The Atlantic Workforce Partnership has made great strides recently on a number of initiatives that will improve the region’s skilled labour force and allow for greater flexibility and mobility for Island apprentices, says Minister Richard Brown, Workforce and Advanced Learning. The Atlantic Harmonization Project works to ensure seamless mobility to enable apprentices to obtain meaningful work experience through on-the-job training.
Ten trades will be harmonized by July 2017: bricklayer; cook; welder; metal fabricator; carpenter; construction electrician; industrial electrician; instrumentation and control technician; steamfitter-pipe-fitter; and plumber.
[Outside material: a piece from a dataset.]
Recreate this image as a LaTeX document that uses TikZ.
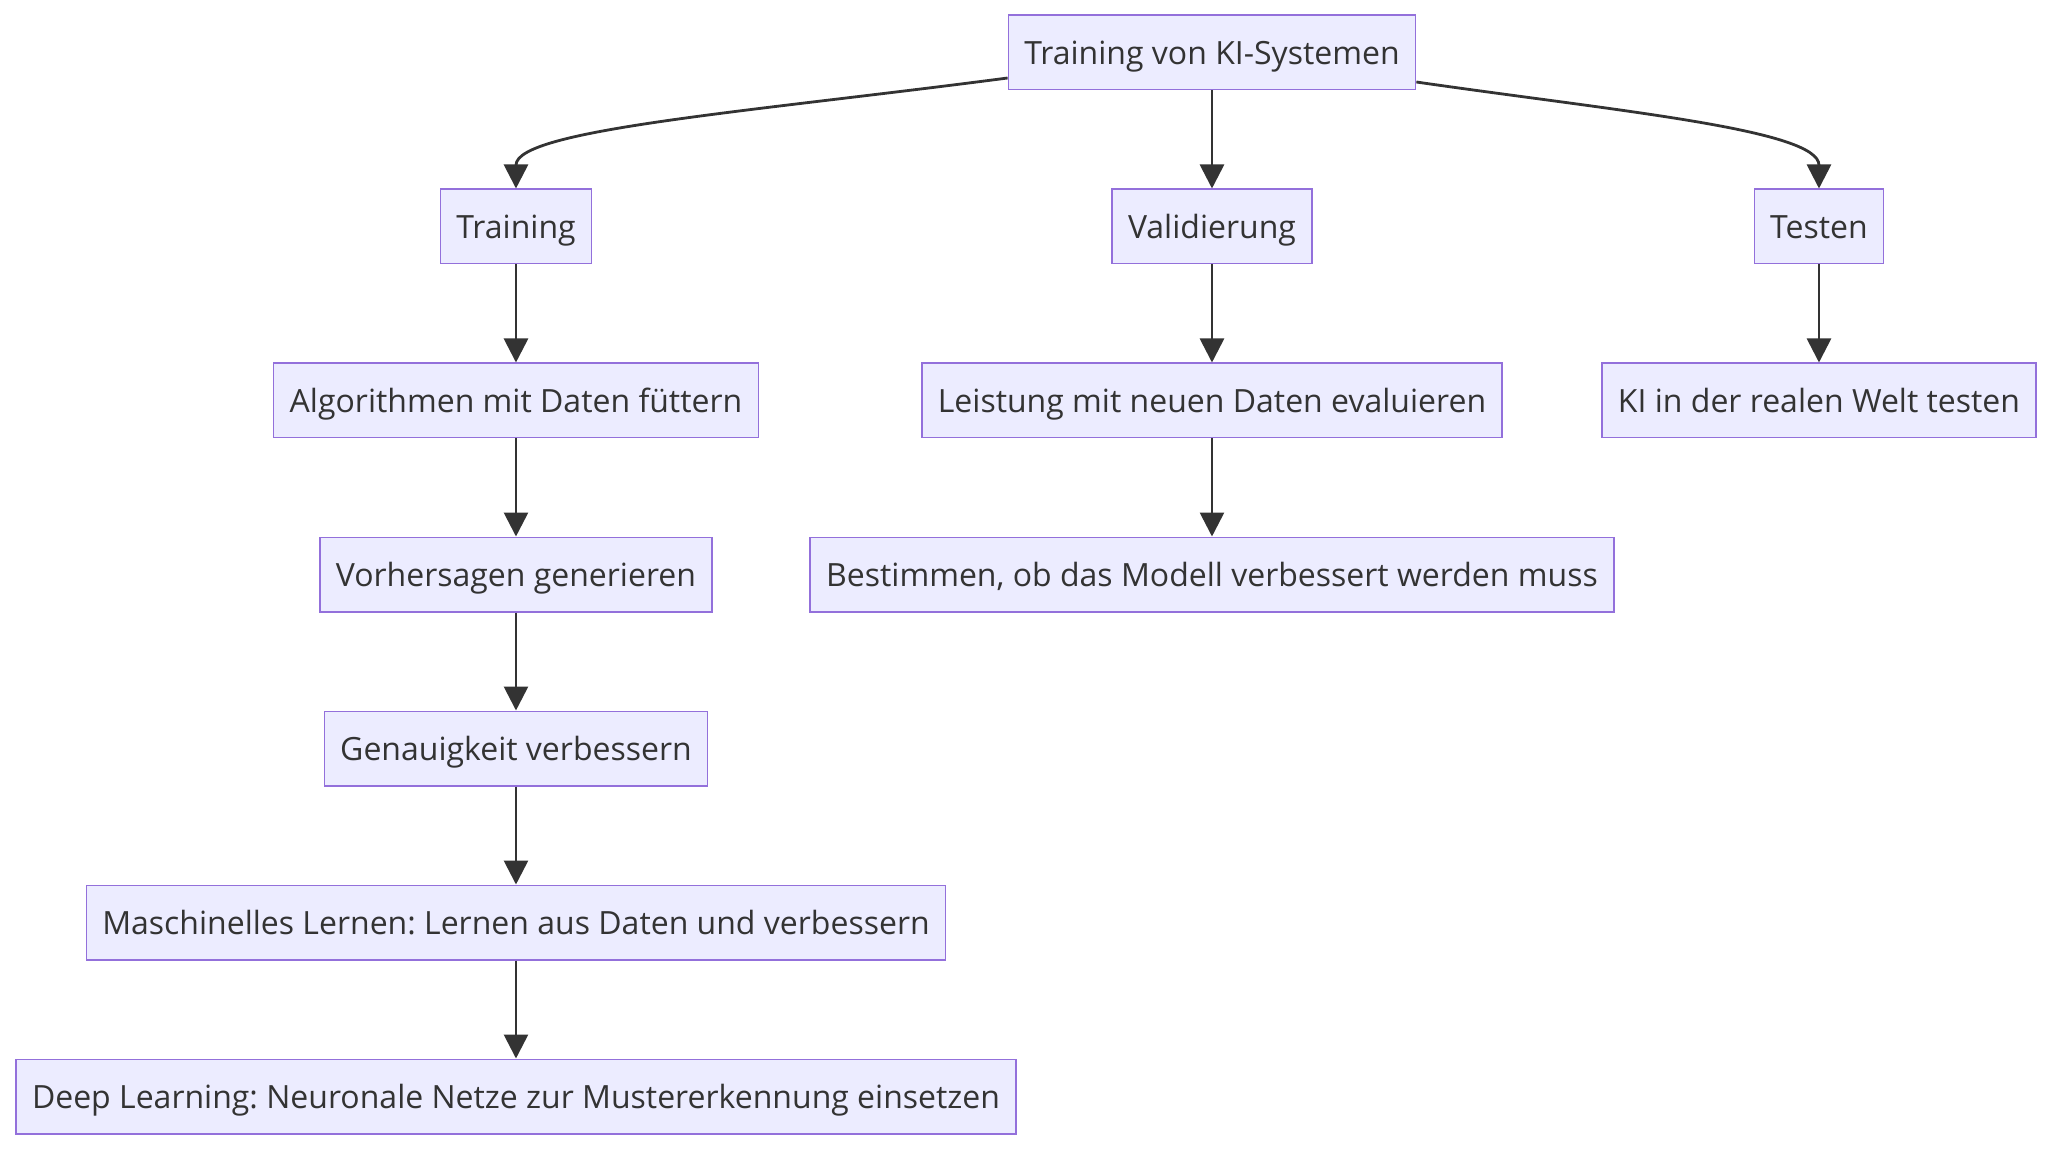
\documentclass[tikz,border=0pt]{standalone}
\usepackage{fontspec}
\setmainfont{Open Sans}
\usepackage{tikz}
\usetikzlibrary{arrows.meta}
\definecolor{boxfill}{HTML}{ECECFF}
\definecolor{boxline}{HTML}{9370DB}
\definecolor{inkgray}{HTML}{333333}
\frenchspacing

\begin{document}
\begin{tikzpicture}[
	node distance = 87pt,
	boxnode/.style={rectangle, draw=boxline, fill=boxfill, line width=0.7pt, text=inkgray, minimum height=37.3pt, inner xsep=8pt, text height=14pt, text depth=2pt, font=\fontsize{16}{19}\selectfont},
	link/.style={->, draw=inkgray, line width=1.4pt},
	>={Triangle[length=12pt, width=12pt]},
	]
	\useasboundingbox (-606pt,26.25pt) rectangle (420pt,-548.75pt);
	%Nodes
	\node[boxnode]     (ki)                                         {Training von KI-Systemen};
	\node[boxnode]     (train)      [below of = ki, xshift=-348pt]  {Training};
	\node[boxnode]     (valid)      [below of = ki]                 {Validierung};
	\node[boxnode]     (test)       [below of = ki, xshift=303.5pt] {Testen};
	\node[boxnode]     (feed)       [below of = train]              {Algorithmen mit Daten füttern};
	\node[boxnode]     (predict)    [below of = feed]               {Vorhersagen generieren};
	\node[boxnode]     (improve)    [below of = predict]            {Genauigkeit verbessern};
	\node[boxnode]     (ml)         [below of = improve]            {Maschinelles Lernen: Lernen aus Daten und verbessern};
	\node[boxnode]     (dl)         [below of = ml]                 {Deep Learning: Neuronale Netze zur Mustererkennung einsetzen};
	\node[boxnode]     (evaluate)   [below of = valid]              {Leistung mit neuen Daten evaluieren};
	\node[boxnode]     (decide)     [below of = evaluate]           {Bestimmen, ob das Modell verbessert werden muss};
	\node[boxnode]     (realworld)  [below of = test]               {KI in der realen Welt testen};
	
	%Lines
	\draw[link] ([yshift=-12.75pt]ki.west) .. controls +(-129.5pt,-17pt) and +(0,29.5pt) .. (train.north);
	\draw[link] ([yshift=-14.75pt]ki.east) .. controls +(100pt,-14.5pt) and +(0,29.5pt) .. (test.north);
	\draw[link] (ki) -- (valid);
	\draw[link] (train) -- (feed);
	\draw[link] (feed) -- (predict);
	\draw[link] (predict) -- (improve);
	\draw[link] (improve) -- (ml);
	\draw[link] (ml) -- (dl);
	\draw[link] (valid) -- (evaluate);
	\draw[link] (evaluate) -- (decide);
	\draw[link] (test) -- (realworld);
\end{tikzpicture}
\end{document}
To date, the cook, bricklayer, welder, and metal fabricator trades have already been harmonized. “By ensuring consistency throughout Atlantic Canada’s apprenticeship programs, our apprentices will feel at ease and well prepared for their current and future work experiences,” said Brown. “As a group, we will be better equipped to address skills deficits and enhance training opportunities.”
These recent changes through the collaborative efforts of the Atlantic Workforce Partnership will also allow to make it easier for Canadians to pursue apprenticeship opportunities across the country. Apprentices will have more access to job opportunities, and employers will have a wider selection of skilled workers when making hiring decisions, says Brown.